The changes in sounds which result from active narrowing of the passages admit of an important distinction as “sound modifying" and “sound-colouring,” although the distinction is not always definite. Nasality and rounding are examples of sound-modifying processes. Thus we hear a certain resemblance between (b) and (m), (i) and (y), but we regard all these four as distinct and practically independent sounds. Contraction of the pharynx, on the other hand, as also of the false glottis and windpipe, have only a sound-colouring effect: if a vowel is formed with such contractions its quality (timbre) is altered, but it still remains the same vowel. It follows from the definition of speech-sounds that they admit of a twofold classification: (1) organic and (2) acoustic. As already remarked, the older phoneticians used to classify the consonants organically, the vowels mainly from the acoustic point of view. The first to give an adequate organic classification of the vowels was the author of Visible Speech. Bell gave at the same time an independent acoustic classification of the consonants as well as the vowels. His acoustic classification consists simply in arranging the sounds in the order of their “pitches” (tone-heights). The pitches of the breath consonants are absolutely fixed in each individual pronunciation, while those of spoken vowels can be varied indefinitely within the compass of each voice by tightening the vocal chords in various ways and shortening their vibrating portions· the tighter and shorter the vibrating body, the quicker its vibrations, and the higher the tone. But when a vowel is whispered or breathed nothing is heard but the resonance of the con figurative passages, especially in the mouth, and the pitches of these resonant cavities are as fixed as those of the breath consonants; in other words, a whispered (or breathed) vowel cannot be sung. Although the absolute pitches of voiceless sounds may vary from individual to individual the relations of the pitches are constant: thus in all pronunciations (ç) and whispered (i) are the highest, breath (w) in what and whispered (u) nearly the lowest in pitch among consonants and vowels respectively.
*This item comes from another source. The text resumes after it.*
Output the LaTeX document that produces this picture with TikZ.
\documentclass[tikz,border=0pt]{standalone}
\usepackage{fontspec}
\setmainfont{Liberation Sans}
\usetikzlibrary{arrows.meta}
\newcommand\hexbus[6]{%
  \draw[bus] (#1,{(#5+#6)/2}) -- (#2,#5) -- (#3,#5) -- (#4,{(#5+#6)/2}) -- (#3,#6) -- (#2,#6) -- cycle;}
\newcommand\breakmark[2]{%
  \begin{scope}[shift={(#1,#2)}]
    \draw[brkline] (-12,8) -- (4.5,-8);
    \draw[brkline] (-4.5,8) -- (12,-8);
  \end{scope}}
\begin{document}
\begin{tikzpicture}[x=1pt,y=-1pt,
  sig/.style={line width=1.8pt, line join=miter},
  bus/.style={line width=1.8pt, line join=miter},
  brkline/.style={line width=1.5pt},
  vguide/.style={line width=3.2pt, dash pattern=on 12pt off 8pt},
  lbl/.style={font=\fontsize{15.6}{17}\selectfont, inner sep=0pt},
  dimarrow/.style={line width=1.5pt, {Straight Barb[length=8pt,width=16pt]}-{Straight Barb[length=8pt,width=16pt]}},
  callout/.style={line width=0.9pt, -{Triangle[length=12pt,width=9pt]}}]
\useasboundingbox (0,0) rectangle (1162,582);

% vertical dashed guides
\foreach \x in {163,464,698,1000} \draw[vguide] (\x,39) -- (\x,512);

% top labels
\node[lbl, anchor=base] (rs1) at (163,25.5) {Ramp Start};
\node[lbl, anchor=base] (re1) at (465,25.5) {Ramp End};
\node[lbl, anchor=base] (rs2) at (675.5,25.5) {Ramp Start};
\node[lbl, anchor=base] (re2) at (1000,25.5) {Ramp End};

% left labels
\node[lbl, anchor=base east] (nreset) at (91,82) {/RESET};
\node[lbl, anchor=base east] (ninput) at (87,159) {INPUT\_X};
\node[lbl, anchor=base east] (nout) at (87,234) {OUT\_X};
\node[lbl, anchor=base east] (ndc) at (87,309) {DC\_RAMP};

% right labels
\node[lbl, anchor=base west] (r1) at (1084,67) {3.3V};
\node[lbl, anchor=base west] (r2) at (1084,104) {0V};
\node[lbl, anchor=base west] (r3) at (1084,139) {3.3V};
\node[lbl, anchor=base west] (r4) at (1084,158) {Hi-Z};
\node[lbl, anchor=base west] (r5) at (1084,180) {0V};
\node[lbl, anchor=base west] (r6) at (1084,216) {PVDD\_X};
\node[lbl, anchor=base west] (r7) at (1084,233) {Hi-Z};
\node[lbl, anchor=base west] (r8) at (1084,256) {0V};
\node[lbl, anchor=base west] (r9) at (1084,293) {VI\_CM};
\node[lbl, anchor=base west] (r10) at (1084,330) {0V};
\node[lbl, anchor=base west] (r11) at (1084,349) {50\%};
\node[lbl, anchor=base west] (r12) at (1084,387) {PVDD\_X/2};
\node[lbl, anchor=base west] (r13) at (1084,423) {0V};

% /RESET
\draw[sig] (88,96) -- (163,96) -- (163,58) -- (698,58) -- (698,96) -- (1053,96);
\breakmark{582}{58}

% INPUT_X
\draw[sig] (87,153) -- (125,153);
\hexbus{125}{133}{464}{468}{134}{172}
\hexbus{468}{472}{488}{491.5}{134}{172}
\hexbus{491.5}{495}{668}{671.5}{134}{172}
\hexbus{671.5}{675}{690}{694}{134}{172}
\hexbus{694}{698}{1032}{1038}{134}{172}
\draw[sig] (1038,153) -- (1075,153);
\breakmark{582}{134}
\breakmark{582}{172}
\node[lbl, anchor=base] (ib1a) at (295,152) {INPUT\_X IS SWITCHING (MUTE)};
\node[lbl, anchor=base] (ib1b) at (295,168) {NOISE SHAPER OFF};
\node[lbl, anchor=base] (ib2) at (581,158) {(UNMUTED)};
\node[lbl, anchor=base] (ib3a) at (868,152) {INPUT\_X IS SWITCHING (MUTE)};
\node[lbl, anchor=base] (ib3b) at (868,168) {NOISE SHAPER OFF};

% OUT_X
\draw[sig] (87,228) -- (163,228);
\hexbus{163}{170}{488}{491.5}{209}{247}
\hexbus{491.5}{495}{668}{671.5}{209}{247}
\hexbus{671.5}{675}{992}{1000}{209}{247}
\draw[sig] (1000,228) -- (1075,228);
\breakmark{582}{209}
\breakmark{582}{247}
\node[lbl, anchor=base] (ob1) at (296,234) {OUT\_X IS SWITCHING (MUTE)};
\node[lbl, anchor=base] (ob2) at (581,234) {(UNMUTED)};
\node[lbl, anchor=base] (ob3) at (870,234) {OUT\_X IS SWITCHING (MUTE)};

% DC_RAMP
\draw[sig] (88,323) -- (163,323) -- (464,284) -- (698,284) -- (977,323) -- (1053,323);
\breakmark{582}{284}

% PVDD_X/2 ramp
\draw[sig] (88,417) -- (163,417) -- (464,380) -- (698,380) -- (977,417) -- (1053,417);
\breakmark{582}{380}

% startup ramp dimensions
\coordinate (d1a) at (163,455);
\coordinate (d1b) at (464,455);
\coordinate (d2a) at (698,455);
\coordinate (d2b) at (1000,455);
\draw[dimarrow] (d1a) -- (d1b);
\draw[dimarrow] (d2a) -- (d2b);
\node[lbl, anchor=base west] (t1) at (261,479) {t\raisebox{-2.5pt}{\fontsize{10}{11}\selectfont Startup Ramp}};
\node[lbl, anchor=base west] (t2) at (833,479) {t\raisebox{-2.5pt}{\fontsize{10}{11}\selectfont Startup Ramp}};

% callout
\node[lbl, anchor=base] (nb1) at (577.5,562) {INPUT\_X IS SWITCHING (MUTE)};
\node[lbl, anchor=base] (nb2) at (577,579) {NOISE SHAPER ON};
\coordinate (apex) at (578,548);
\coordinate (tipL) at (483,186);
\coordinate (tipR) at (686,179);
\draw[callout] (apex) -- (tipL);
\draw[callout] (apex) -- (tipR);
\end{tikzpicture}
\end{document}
If phonetics were an ideally perfect science there would be no occasion to discuss whether the acoustic or the organic study of the vowels and the other speech-sounds is the more important: a full description of each sound would necessarily imply (1) an exact determination of its organic formation, (2) an acoustic analysis of the sound itself, both from the objective physical point of view and from the subjective one of the impression received by the ear, and (3) an explanation of how (2) is the necessary result of (1). Even this last question has already been solved to some extent. In fact, the connection between the organic formation and the acoustic effect is often self-evident. It is evident, for instance, that (i) and (ç) owe their clear sound and high pitch to their being formed by short, narrow passages in the front of the mouth, while (u) owes its low pitch to being formed in exactly the opposite way, the sound being farther muffled and the pitch consequently still more lowered by the rounding.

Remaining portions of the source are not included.